Note also that because most specific match semantics are used when checking the connection limit, for the host-based access control case, priority is given to clients with more specific host identifiers. It is also possible to exceed connection limits in some situations. Consider the following:

allow host clank : all, maximum 5 connections; allow host * : all except store, maximum 2 connections;

This says that only 2 client connections at a time are permitted for all hosts other than "clank", which is permitted 5. If a client from host "boing" is the first to connect to pmcd, its connection is checked against the second statement (that is the most specific match with a connection limit). As there are no other clients, the connection is accepted and contributes towards the limit for only the second statement above. If the next client connects from "clank", its connection is checked against the limit for the first statement. There are no other connections from "clank", so the connection is accepted. Once this connection is accepted, it counts towards both statements' limits because "clank" matches the host identifier in both statements. Remember that the decision to accept a new connection is made using only the most specific matching access control statement with a connection limit. Now, the connection limit for the second statement has been reached. Any connections from hosts other than "clank" will be refused.
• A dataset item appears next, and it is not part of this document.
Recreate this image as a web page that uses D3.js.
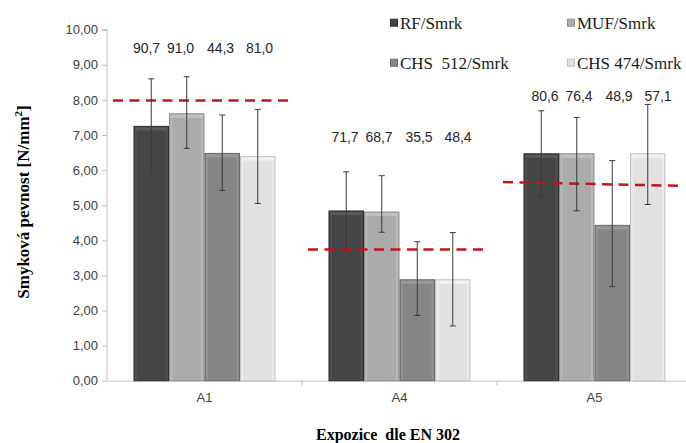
<!DOCTYPE html>
<html><head><meta charset="utf-8">
<script src="https://cdn.jsdelivr.net/npm/d3@7"></script>
<style>body{margin:0;background:#fff}svg{display:block}</style>
</head><body>
<svg id="c" width="686" height="443"></svg>
<script>
const categories = ["A1", "A4", "A5"];
const seriesNames = ["RF/Smrk", "MUF/Smrk", "CHS  512/Smrk", "CHS 474/Smrk"];
const rfValues   = [7.26, 4.85, 6.48];
const mufValues  = [7.62, 4.82, 6.48];
const chs512Values = [6.49, 2.89, 4.44];
const chs474Values = [6.40, 2.89, 6.48];
const rfErrLow   = [5.93, 3.74, 5.27];
const rfErrHigh  = [8.60, 5.95, 7.69];
const mufErrLow  = [6.62, 4.23, 4.84];
const mufErrHigh = [8.66, 5.84, 7.50];
const chs512ErrLow  = [5.42, 1.86, 2.68];
const chs512ErrHigh = [7.57, 3.96, 6.27];
const chs474ErrLow  = [5.05, 1.56, 5.02];
const chs474ErrHigh = [7.73, 4.22, 7.87];
const pctLabels = [["90,7","91,0","44,3","81,0"],["71,7","68,7","35,5","48,4"],["80,6","76,4","48,9","57,1"]];
const labelLevel = [9.48, 6.95, 8.12];
const refStart = [7.98, 3.74, 5.66];
const refEnd   = [7.98, 3.74, 5.55];
const yTicks = [0,1,2,3,4,5,6,7,8,9,10];

const colors = ["#454545", "#ababab", "#858585", "#e2e2e2"];
const strokes = ["#2e2e2e", "#8f8f8f", "#6a6a6a", "#c4c4c4"];
const highlights = ["#5a5a5a", "#c2c2c2", "#9a9a9a", "#f2f2f2"];

const vals = [rfValues, mufValues, chs512Values, chs474Values];
const lows = [rfErrLow, mufErrLow, chs512ErrLow, chs474ErrLow];
const highs = [rfErrHigh, mufErrHigh, chs512ErrHigh, chs474ErrHigh];

const svg = d3.select("#c");
const x0 = d3.scaleBand().domain(categories).range([107, 692]).paddingInner(0).paddingOuter(0);
const x1 = d3.scaleBand().domain(d3.range(4)).range([0, x0.bandwidth()]).paddingOuter(0.746).paddingInner(0.0);
const y = d3.scaleLinear().domain([0, 10]).range([380.7, 29.7]);

// Y axis
const yAxis = svg.append("g").attr("transform", "translate(107,0)")
  .call(d3.axisLeft(y).tickValues(yTicks).tickSize(5).tickPadding(4)
    .tickFormat(d => d3.format(".2f")(d).replace(".", ",")));
yAxis.select(".domain").attr("stroke", "#bfbfbf").attr("d", `M-5,${y(10)}H0V${y(0)}`);
yAxis.selectAll(".tick line").attr("stroke", "#bfbfbf");
yAxis.selectAll(".tick text").attr("fill", "#404040").style("font", "13px 'Liberation Sans', Arial, sans-serif");

// X axis
const xAxis = svg.append("g").attr("transform", `translate(0,${y(0)})`)
  .call(d3.axisBottom(x0).tickSize(0).tickPadding(12));
xAxis.select(".domain").attr("stroke", "#bfbfbf");
xAxis.selectAll(".tick text").attr("fill", "#404040").style("font", "13px 'Liberation Sans', Arial, sans-serif");
categories.slice(1).forEach(c => {
  xAxis.append("line").attr("x1", x0(c)).attr("x2", x0(c)).attr("y1", 0).attr("y2", 5).attr("stroke", "#bfbfbf");
});

// Bars
categories.forEach((cat, ci) => {
  const g = svg.append("g").attr("transform", `translate(${x0(cat)},0)`);
  for (let s = 0; s < 4; s++) {
    const bx = x1(s), bw = x1.bandwidth();
    const top = y(vals[s][ci]), h = y(0) - top;
    g.append("rect").attr("x", bx + 0.5).attr("y", top + 0.5).attr("width", bw - 1).attr("height", h - 0.5)
      .attr("fill", colors[s]).attr("stroke", strokes[s]).attr("stroke-width", 1);
    g.append("rect").attr("x", bx + 1.5).attr("y", top + 1.5).attr("width", bw - 3).attr("height", 3)
      .attr("fill", highlights[s]);
    g.append("rect").attr("x", bx + 1.5).attr("y", top + 1.5).attr("width", 2).attr("height", h - 2)
      .attr("fill", highlights[s]).attr("opacity", 0.6);
    g.append("rect").attr("x", bx + bw - 3.5).attr("y", top + 1.5).attr("width", 2).attr("height", h - 2)
      .attr("fill", highlights[s]).attr("opacity", 0.6);
  }
});

// Reference dashed lines
categories.forEach((cat, ci) => {
  svg.append("line")
    .attr("x1", x0(cat) + 6).attr("x2", x0(cat) + x0.bandwidth() - 10)
    .attr("y1", y(refStart[ci])).attr("y2", y(refEnd[ci]))
    .attr("stroke", "#c0161c").attr("stroke-width", 2.5).attr("stroke-dasharray", "10,6.5");
});

// Error bars
categories.forEach((cat, ci) => {
  for (let s = 0; s < 4; s++) {
    const cx = x0(cat) + x1(s) + x1.bandwidth() / 2;
    const g = svg.append("g").attr("stroke", "#3a3a3a").attr("stroke-width", 1);
    g.append("line").attr("x1", cx).attr("x2", cx).attr("y1", y(highs[s][ci])).attr("y2", y(lows[s][ci]));
    g.append("line").attr("x1", cx - 3).attr("x2", cx + 3).attr("y1", y(highs[s][ci])).attr("y2", y(highs[s][ci]));
    g.append("line").attr("x1", cx - 3).attr("x2", cx + 3).attr("y1", y(lows[s][ci])).attr("y2", y(lows[s][ci]));
  }
});

// Percentage labels
const labelOffsets = [-56, -22, 18, 57];
const groupShift = [-2, 1.5, 6.5];
categories.forEach((cat, ci) => {
  const c = x0(cat) + x0.bandwidth() / 2 + groupShift[ci];
  pctLabels[ci].forEach((t, s) => {
    svg.append("text").attr("x", c + labelOffsets[s]).attr("y", y(labelLevel[ci]) + 5)
      .attr("text-anchor", "middle").attr("fill", "#262626")
      .style("font", "14px 'Liberation Sans', Arial, sans-serif").text(t);
  });
});

// Legend
const legPos = [[390, 22.7], [567, 22.7], [390, 62.7], [567, 62.7]];
seriesNames.forEach((n, i) => {
  const [lx, ly] = legPos[i];
  svg.append("rect").attr("x", lx + 0.5).attr("y", ly - 3.5).attr("width", 7).attr("height", 7)
    .attr("fill", colors[i]).attr("stroke", strokes[i]);
  svg.append("text").attr("x", lx + 10).attr("y", ly + 6)
    .attr("fill", "#1a1a1a").style("white-space", "pre")
    .style("font", "17px 'Liberation Serif', 'Times New Roman', serif").text(n);
});

// Axis titles
svg.append("text").attr("transform", "translate(29,202) rotate(-90)").attr("text-anchor", "middle")
  .style("font", "bold 17px 'Liberation Serif', 'Times New Roman', serif").attr("fill", "#000")
  .html('Smyková pevnost [N/mm<tspan dy="-7" font-size="11">2</tspan><tspan dy="7">]</tspan>');
svg.append("text").attr("x", 388).attr("y", 440).attr("text-anchor", "middle").style("white-space", "pre")
  .style("font", "bold 16px 'Liberation Serif', 'Times New Roman', serif").attr("fill", "#000")
  .text("Expozice  dle EN 302");
</script>
</body></html>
If instead, pmcd with no clients saw three successive connections arrived from "boing", the first two would be accepted and the third refused. After that, if a connection was requested from "clank" it would be accepted. It matches the first statement, which is more specific than the second, so the connection limit in the first is used to determine that the client has the right to connect. Now there are 3 connections contributing to the second statement's connection limit. Even though the connection limit for the second statement has been exceeded, the earlier connections from "boing" are maintained. The connection limit is only checked at the time a client attempts a connection rather than being re-evaluated every time a new client connects to pmcd.

This gentle scheme is designed to allow reasonable limits to be imposed on a first come first served basis, with specific exceptions.

As illustrated by the example above, a client's connection is honored once it has been accepted. However, pmcd reconfiguration (see the next section) re-evaluates all the connection counts and will cause client connections to be dropped where connection limits have been exceeded.